Modificato profondamente il bilanciamento dei poteri, sovrapponendo il Sindaco, eletto direttamente dagli elettori e vero dominus, al centro di ogni mediazione e processo politico. Il funzionamento dell’amministrazione, prima essenzialmente imperniato attorno alle funzioni dei Consigli Comunali, si ribalta attorno al vertice. Questo è avvenuto successivamente anche con la elezione diretta dei Presidenti di Regione. Questo nuovo modello elettorale ha spostato il peso della struttura amministrativa e decisionale negli uffici alle dirette dipendenze del vertice politico, cambiando di conseguenza anche la cultura della dirigenza pubblica. Questo è avvenuto parzialmente a livello centrale, non essendoci state modifiche – così come è radicalmente avvenuto nel sistema delle autonomie – tali da stravolgere i tradizionali equilibri costituzionali del Parlamento e del Governo. Questo disallineamento ha anche determinato una disarmonia tra il modello “presidenziale locale” e quello “parlamentare nazionale”: Sindaci e Presidenti di Regione politicamente sempre più forti, e il Governo centrale proporzionalmente sempre più debole. Non entro sui riflessi che questo ha generato nell’assetto politico e nella credibilità e autorevolezza della politica. Ma voglio segnalare solo alcuni elementi che riguardano il tema di questa rubrica settimanale, e brevemente far presente quello che, questo cambiamento ha di riflesso causato, a cascata, sul nostro variegato territorio.
Sono convinto che questo confuso processo abbia aggravato, e non poco, gli squilibri territoriali aumentando i fattori di divario. Non c’è dubbio che a beneficiare di un omogeneo e ordinato modello di governo sia quella parte del Paese storicamente in deficit di sviluppo. Si è sempre detto e scritto che proprio il Sud potrà trarre vantaggio da quelle riforme in grado di modernizzare l’Italia nel suo complesso. Invece le riforme spezzatino realizzate in questi ultimi venti anni, hanno continuato a favorire le aree territoriali più forti. Dalla modifica al titolo V della Costituzione alle nuove leggi elettorali. Sulla prima si è scritto e detto di tutto sul resto molto meno. A Nord l’elezione diretta dei Sindaci e dei Presidenti di Regione ha permesso in quel territorio di trasferire il precedente modello amministrativo, sostanzialmente efficiente, nei nuovi schemi presidenziali. I nuovi vertici, eletti direttamente, hanno ereditato una macchina funzionante, da rimodellare attorno al nuovo ruolo politico.
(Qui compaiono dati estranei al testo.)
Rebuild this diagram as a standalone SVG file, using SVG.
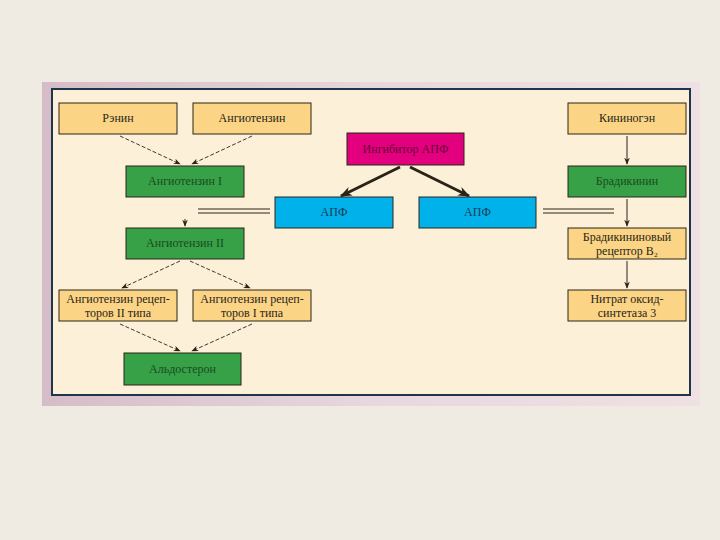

Quello che funzionava bene, orizzontalmente nell’amministrazione, continua sotto il controllo più diretto del decisore politico. Non a caso, e anche per questo, dai Presidenti delle Regioni del nord è partita la richiesta di ulteriori e maggiori poteri attraverso l’Autonomia Differenziata.
Al Sud, al contrario, questi cambiamenti di sistema di governo, non hanno prodotto un miglioramento della macchina amministrativa, storicamente fragile e inadeguata, ma hanno solo trasferito sui sindaci e presidenti tutte le vecchie debolezze. Questo ha in molti casi favorito quei fenomeni più volte denunciati di cacicchismo e di sterile ribellismo locale.
In poche parole, con un percorso frammentato di mezze riforme insieme a un incisivo cambio di regole elettorali si è, tra le altre cose, aumentato il divario territoriale e, conseguentemente, la distanza tra Nord e Sud. Al di là del merito, la scelta del Governo di affrontare, in un unico disegno, le riforme istituzionali, sembra essere un iter più corretto. Unire il premierato con la definizione a regime del regionalismo differenziato, e di riflesso scegliere una legge elettorale coerente a questo disegno, ha sicuramente il pregio di configurare, finalmente, un percorso funzionale anche al tema del divario territoriale.